Apart from that, the regional forum (the seventh since its launch in 2015) will bring together the foreign ministers of the 42 UfM member states (the 27 EU countries plus 15 other countries from both shores of the Mediterranean (Albania, Algeria, Bosnia and Herzegovina, Egypt, Israel, Jordan, Lebanon, Mauritania, Mauritania, Monaco, Montenegro, Morocco, Palestine, Tunisia, Turkey and, as an observer, Libya; Syria froze its participation in the UfM in December 2011). The list will be extended at this edition, since, for the first time since the creation of the Union in 2008, the entry of a new member state will be approved: North Macedonia.
The agenda planned for this edition, as stated in the invitation letter from the co-presidency, includes five major priorities, established at the 2020 forum (coinciding with the 25th anniversary of the Barcelona Process that led to the creation of the UfM): climate and environmental action, economic and human development, social inclusion and gender equality, digital transformation and civil protection.
The event will begin the day before, with several discussion forums on issues such as the energy and food crises or the boost to employment and youth policies, and has been preceded by three ministerial meetings in 2022: a meeting in May, in Marrakech, on labor and employment; a second virtual meeting (although organized by France) on research and investment; and a third, held recently in Madrid, on gender equality. Two ministerial meetings on trade (in Valencia) and on higher education and research (in Morocco) are scheduled for 2023, and a third, in Zadar (Croatia), is proposed on urban development.
Southern Neighborhood
According to foreign affairs sources, this regional forum will inevitably address the consequences of the war in Ukraine on the Euro-Mediterranean region, especially in the areas of food and energy. However, these issues will be dealt with in much greater detail at the EU-Southern Neighbourhood meeting, which will be held in the afternoon at the same venue and will bring together the foreign ministers of the 27 EU states and nine countries from the southern shores of the Mediterranean: Algeria, Egypt, Israel, Jordan, Lebanon, Libya, Morocco, Palestine and Tunisia. Syria’s participation is suspended.
This is the fourth meeting between the two blocs since 2015 (when the first edition was held, followed by two others in 2018 and 2021). Precisely, as reported by Foreign Ministry sources, one of Spain’s major objectives is precisely to ensure that this meeting is held with greater regularity and with the same degree of institutional representation as the meeting between the EU and the Eastern Neighborhood.

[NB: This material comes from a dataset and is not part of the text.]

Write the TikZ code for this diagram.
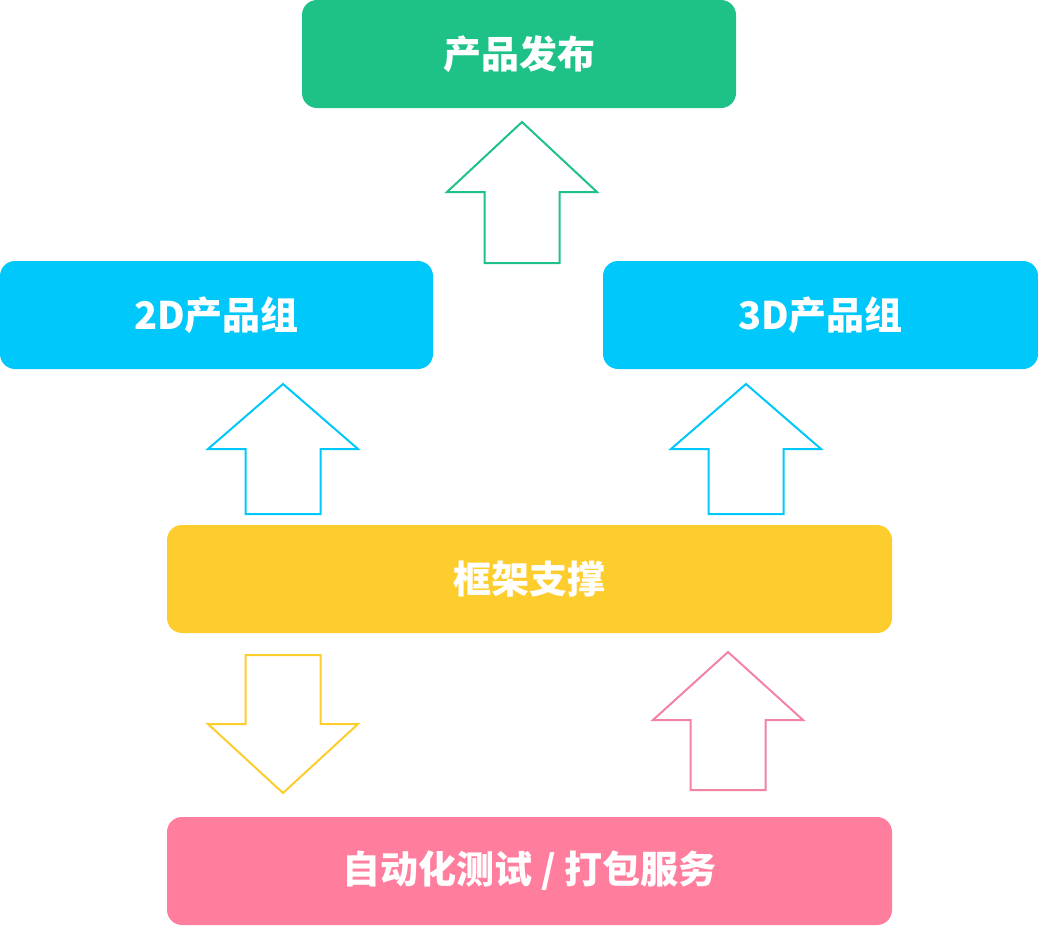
\documentclass[tikz,border=0pt]{standalone}
\usepackage{fontspec}
\newfontfamily\cjk{Noto Sans CJK SC}
\definecolor{cgreen}{HTML}{1EC186}
\definecolor{ccyan}{HTML}{00C8FA}
\definecolor{cyellow}{HTML}{FDCC2D}
\definecolor{cpink}{HTML}{FF7E9E}
\definecolor{apink}{HTML}{F283A3}
\tikzset{
  box/.style={rounded corners=15pt, minimum height=108pt, inner sep=0pt,
    text=white, font=\cjk\bfseries\fontsize{38}{44}\selectfont},
  pics/uparr/.style n args={2}{code={
    \draw[line width=2pt, line join=miter] (0,0) -- (75,#1) -- (37.5,#1) -- (37.5,#2)
      -- (-37.5,#2) -- (-37.5,#1) -- (-75,#1) -- cycle;}}
}
\begin{document}
\begin{tikzpicture}[x=1pt,y=-1pt]
\useasboundingbox (0,0) rectangle (1038,926);
\node[box, fill=cgreen, minimum width=434pt] (release) at (519,54) {产品发布};
\node[box, fill=ccyan, minimum width=433pt] (g2d) at (216.5,315) {2D产品组};
\node[box, fill=ccyan, minimum width=435pt] (g3d) at (820.5,315) {3D产品组};
\node[box, fill=cyellow, minimum width=725pt] (frame) at (529.5,579) {框架支撑};
\node[box, fill=cpink, minimum width=725pt] (auto) at (529.5,871) {自动化测试 / 打包服务};
\pic[color=cgreen] (a1) at (522,122) {uparr={70}{141}};
\pic[color=ccyan] (a2) at (283,384) {uparr={65}{130}};
\pic[color=ccyan] (a3) at (746,384) {uparr={65}{130}};
\pic[color=cyellow, yscale=-1] (a4) at (283,793) {uparr={69}{138}};
\pic[color=apink] (a5) at (728,652) {uparr={68}{138}};
\end{tikzpicture}
\end{document}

In this sense, the same sources have positively valued that the Foreign Affairs Council (FAC) of last November 14 made a mention to this meeting in Barcelona. Likewise, they have expressed their hope that the next Med9 Summit (the Euro-Mediterranean Group, formed by Spain, France, Italy, Greece, Portugal, Malta, Cyprus, Croatia and Slovenia), to be held on December 9 in Alicante, will be an “endorsement” of this forum and that the conclusions of the European Council of December 15 and 16 will also make reference to the Southern Neighborhood.
The Barcelona meeting will revolve around three axes: the new Mediterranean agenda of 2021 (urban development, resilience, digital transformation, peace and security, migration and mobility and green transition), the consequences of the war in the region in terms of energy security and food crisis and, precisely, the institutional architecture of the Southern Neighborhood, which is less structured than the Eastern Neighborhood.
Algeria
The fact that the energy issue is to be addressed makes the presence of the EU’s main suppliers in the region particularly necessary, including Algeria, a country that maintains particularly tense diplomatic relations with two of the major protagonists of both the UfM Regional Forum and the EU-Southern Neighborhood meeting: the host Spain and Morocco.

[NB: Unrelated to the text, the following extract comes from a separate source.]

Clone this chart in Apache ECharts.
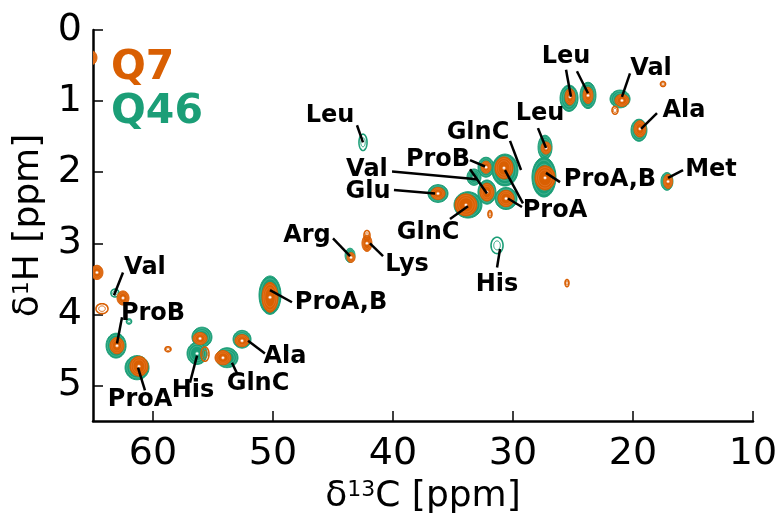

In fact, in 2021, the foreign ministers of Morocco (Nasser Bourita) and Algeria (Ramtane Lamamra), whose diplomatic relations remain broken at present, did not attend Barcelona. Last year, Spain’s main problem was the serious deterioration of its relations with Morocco because of their differences over the Saharawi dispute, but the new stage of friendship initiated by both countries due to the new position of Pedro Sanchez’s government regarding Western Sahara has resulted in a very serious diplomatic crisis between Spain and Algeria, a great ally of the Polisario Front and the main supplier of gas to Spain, in the midst of international energy uncertainty due to Russia’s war in Ukraine.

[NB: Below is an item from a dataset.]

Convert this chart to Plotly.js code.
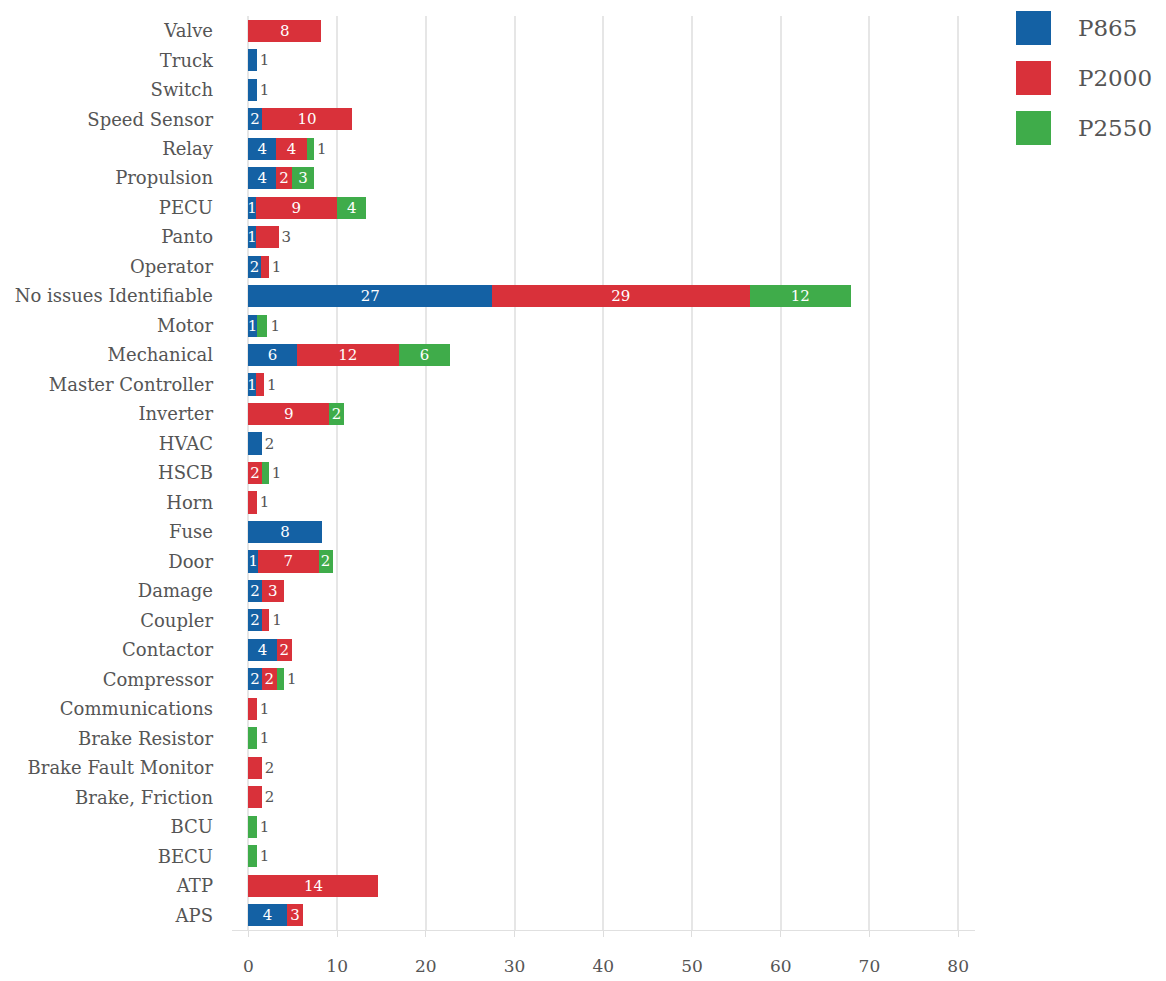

Foreign sources assured that the list of participants is not yet closed and, therefore, it is not yet possible to know which ministers will attend the Barcelona meeting. However, they also expressed their confidence that the double appointment will bring together a significant number of foreign ministers (especially after the “growing interest” that the UfM Regional Forum has experienced since its launch in 2015) and that the “normal” thing is that Algeria, an active partner in the Euro-Mediterranean sphere, will participate at the highest level in both forums, since, as a major energy supplier to the EU, it is particularly interested in some of the issues that could be addressed in Barcelona, such as interconnections and infrastructures.